5.6. Stormwater Management Development outside a floodplain can also contribute to flooding problems. Stormwater runoff is increased when natural ground cover is replaced by urban development (see graphic). Impervious surfaces, such as streets and rooftops, shed more water than natural ground cover. This runoff is speeded to the receiving streams by storm sewers and drainage ditches. As a result, there is more water reaching the streams and getting there faster. This can aggravate downstream flooding, overload the community's drainage system, cause erosion, and impair water quality. Retention/detention: Stormwater management regulations require developments to ensure that the postdevelopment peak runoff will not be greater than under pre-development conditions. To meet this requirement, developers build retention or detention basins to minimize the increases in the runoff rate caused by their development. Stormwater management requirements for storage basins are generally found in ordinances governing subdivisions and larger new developments. Many developments utilize wet or dry basins as landscaping amenities.
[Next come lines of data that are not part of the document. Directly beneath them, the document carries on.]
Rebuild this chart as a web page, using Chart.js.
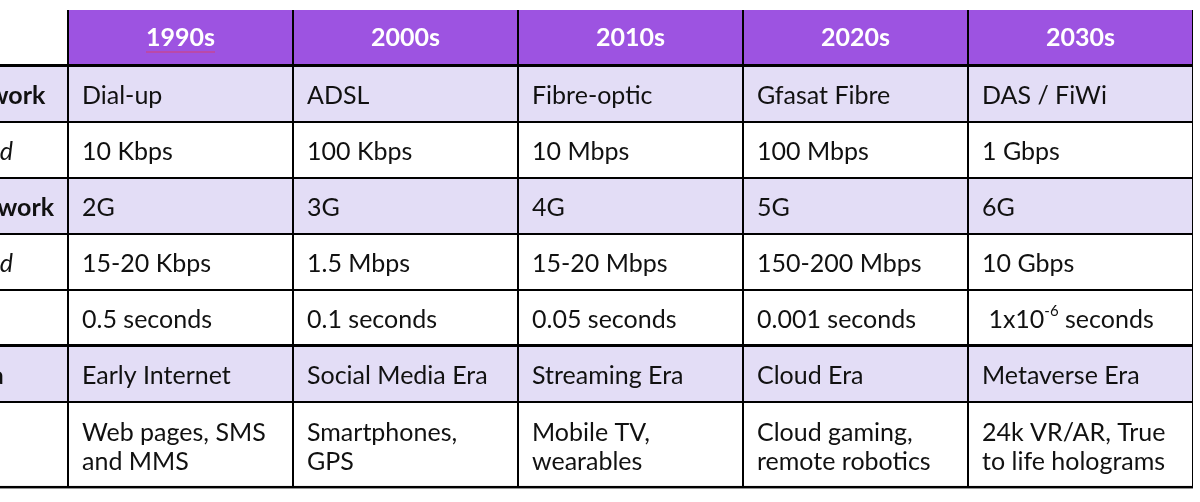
<!DOCTYPE html>
<html lang="en">
<head>
  <meta charset="UTF-8" />
  <title>Network generations</title>
  <script src="https://cdn.jsdelivr.net/npm/chart.js"></script>
  <style>
    body {
      margin: 0;
      background: #fff;
      overflow: hidden;
      width: 1200px;
      height: 502px;
      position: relative;
    }
    /* canvas is wider than the window: the label column is cut off on the left like the original */
    #tableChart {
      position: absolute;
      left: -200px;
      top: 0;
    }
  </style>
</head>
<body>
  <canvas id="tableChart" width="1400" height="502"></canvas>

<script>
  // table content
  const decades = ['1990s', '2000s', '2010s', '2020s', '2030s'];
  const rowLabels = ['Wired Network', 'Typical Speed', 'Mobile Network', 'Typical Speed', 'Latency', 'Internet Era', 'Use Cases'];
  const labelStyles = ['bold', 'italic', 'bold', 'italic', 'italic', 'bold', 'bold'];
  const fixedNetwork = ['Dial-up', 'ADSL', 'Fibre-optic', 'Gfasat Fibre', 'DAS / FiWi'];
  const fixedSpeed = ['10 Kbps', '100 Kbps', '10 Mbps', '100 Mbps', '1 Gbps'];
  const mobileNetwork = ['2G', '3G', '4G', '5G', '6G'];
  const mobileSpeed = ['15-20 Kbps', '1.5 Mbps', '15-20 Mbps', '150-200 Mbps', '10 Gbps'];
  const latency = ['0.5 seconds', '0.1 seconds', '0.05 seconds', '0.001 seconds', ' 1x10^-6 seconds'];
  const era = ['Early Internet', 'Social Media Era', 'Streaming Era', 'Cloud Era', 'Metaverse Era'];
  const useCases = [
    ['Web pages, SMS', 'and MMS'],
    ['Smartphones,', 'GPS'],
    ['Mobile TV,', 'wearables'],
    ['Cloud gaming,', 'remote robotics'],
    ['24k VR/AR, True', 'to life holograms']
  ];

  const bodyRows = [fixedNetwork, fixedSpeed, mobileNetwork, mobileSpeed, latency, era, useCases];
  const shadedRows = [0, 2, 5];      // lavender rows
  const thickAfter = [4, 6];         // heavier rule under these rows

  const PURPLE = '#9d53e1';
  const LAVENDER = '#e3ddf6';
  const INK = '#111111';
  const FONT = 'Lato, "Noto Sans", sans-serif';
  const ROW_PX = 56;                 // one row unit in pixels
  const TOP_PX = 10;

  // every row is one unit tall, plus a bit per extra text line
  const lineCount = v => Array.isArray(v) ? v.length : 1;
  const rowHeights = [1].concat(bodyRows.map(r => 1 + 0.55 * (Math.max(...r.map(lineCount)) - 1)));
  const rowEdges = [0];
  rowHeights.forEach(h => rowEdges.push(rowEdges[rowEdges.length - 1] + h));
  const totalHeight = rowEdges[rowEdges.length - 1];

  const columns = [''].concat(decades);

  const datasets = rowHeights.map((h, r) => ({
    label: r === 0 ? 'header' : rowLabels[r - 1],
    data: columns.map(() => [rowEdges[r], rowEdges[r + 1]]),
    grouped: false,
    barPercentage: 1,
    categoryPercentage: 1,
    borderSkipped: false,
    inflateAmount: 0,
    borderColor: '#000',
    backgroundColor: columns.map((c, i) => {
      if (r === 0) return i === 0 ? '#ffffff' : PURPLE;
      return shadedRows.includes(r - 1) ? LAVENDER : '#ffffff';
    }),
    borderWidth: columns.map((c, i) => {
      if (r === 0) return { top: 0, left: i === 0 ? 0 : 1, right: 1, bottom: 2 };
      const last = r === rowHeights.length - 1;
      return {
        top: 1,
        left: 1,
        right: 1,
        bottom: last ? 3 : (thickAfter.includes(r - 1) ? 2 : 1)
      };
    })
  }));

  // draws "a^b c" with b as superscript
  function drawRich(ctx, text, x, y, size) {
    const parts = text.split(/\^(\S+)/);
    parts.forEach((p, k) => {
      if (k % 2 === 1) {
        ctx.font = `${Math.round(size * 0.6)}px ${FONT}`;
        ctx.fillText(p, x, y - size * 0.36);
      } else {
        ctx.font = `${size}px ${FONT}`;
        ctx.fillText(p, x, y);
      }
      x += ctx.measureText(p).width;
    });
  }

  const cellText = {
    id: 'cellText',
    afterDatasetsDraw(chart) {
      const ctx = chart.ctx;
      const size = 25;
      const pad = 14;
      const labelPad = 29;
      const lineH = 29;
      ctx.save();
      ctx.textBaseline = 'middle';
      chart.data.datasets.forEach((ds, r) => {
        const meta = chart.getDatasetMeta(r);
        meta.data.forEach((el, c) => {
          const left = el.x - el.width / 2;
          const top = Math.min(el.y, el.base);
          const bottom = Math.max(el.y, el.base);
          const mid = (top + bottom) / 2;
          if (r === 0) {
            if (c === 0) return;
            ctx.fillStyle = '#ffffff';
            ctx.font = `bold ${size}px ${FONT}`;
            ctx.textAlign = 'center';
            ctx.fillText(decades[c - 1], el.x, mid);
            if (c === 1) {
              // spell-check squiggle under the first heading
              const w = ctx.measureText(decades[0]).width;
              ctx.strokeStyle = 'rgba(196, 70, 150, 0.75)';
              ctx.lineWidth = 2;
              ctx.beginPath();
              ctx.moveTo(el.x - w / 2, mid + 14);
              ctx.lineTo(el.x + w / 2, mid + 14);
              ctx.stroke();
            }
            return;
          }
          ctx.fillStyle = INK;
          ctx.textAlign = 'left';
          if (c === 0) {
            ctx.font = `${labelStyles[r - 1]} ${size}px ${FONT}`;
            ctx.fillText(rowLabels[r - 1], left + labelPad, mid + 2);
            return;
          }
          const v = bodyRows[r - 1][c - 1];
          const lines = Array.isArray(v) ? v : [v];
          const y0 = mid + 2 - (lines.length - 1) * lineH / 2;
          lines.forEach((t, k) => drawRich(ctx, t, left + pad, y0 + k * lineH, size));
        });
      });
      ctx.restore();
    }
  };

  const tableChart = new Chart(document.getElementById('tableChart').getContext('2d'), {
    type: 'bar',
    data: { labels: columns, datasets: datasets },
    options: {
      responsive: false,
      animation: false,
      layout: { padding: { left: 43, right: 7, top: TOP_PX, bottom: 502 - TOP_PX - ROW_PX * totalHeight } },
      plugins: { legend: { display: false }, tooltip: { enabled: false } },
      scales: {
        x: { type: 'category', display: false, offset: true },
        y: { type: 'linear', display: false, reverse: true, min: 0, max: totalHeight }
      }
    },
    plugins: [cellText]
  });
</script>
</body>
</html>
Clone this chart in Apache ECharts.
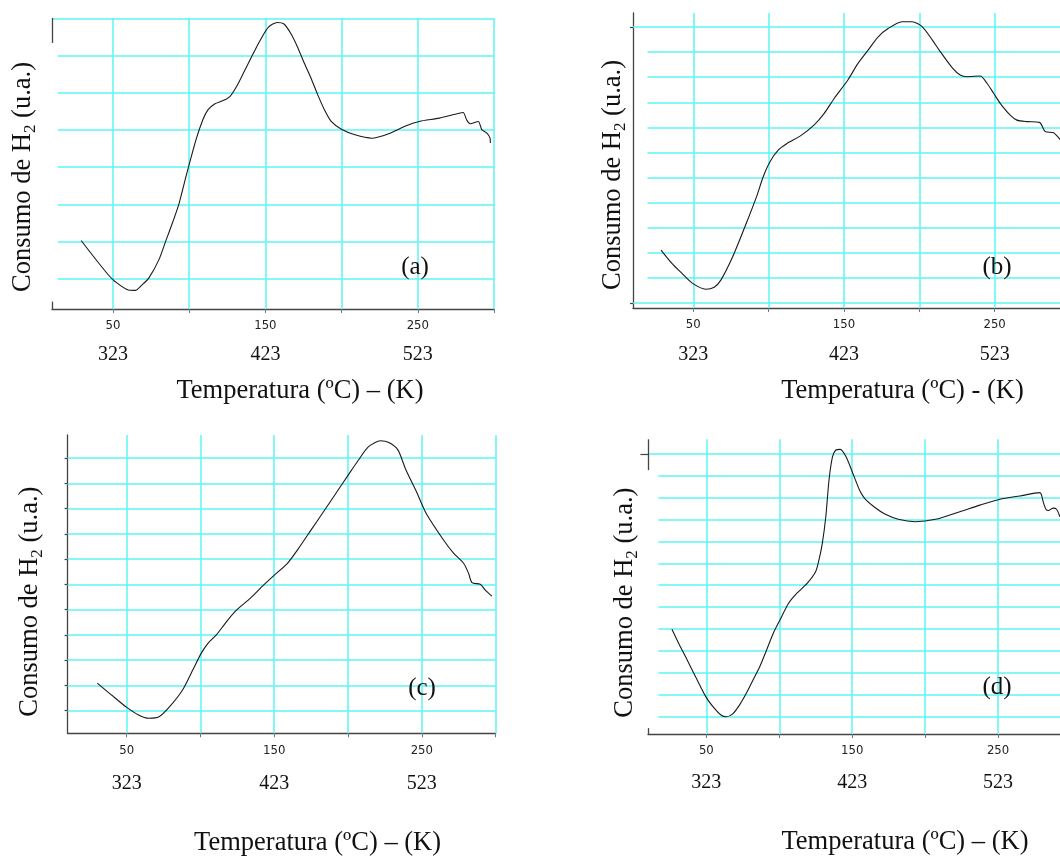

Larger detention basins are more effective than smaller ones, which drain relatively quickly. In some cases, advance community planning identifies the most effective location for a basin and requires developers to contribute funds for it in lieu of constructing on-site detention.

Impact of development on surface runoff

Northeastern Illinois Planning Commission

Wet bottom storage pond, Bradley

Water quality: There is a second aspect to stormwater management: protecting or improving the quality of the stormwater runoff that flows to the rivers. Non-point source pollutants are carried by stormwater into the receiving streams (point source pollution comes from municipal and industrial wastewater systems). Non-point source pollutants include sediment, lawn fertilizers, pesticides, farm chemicals, and oils from street surfaces and industrial areas.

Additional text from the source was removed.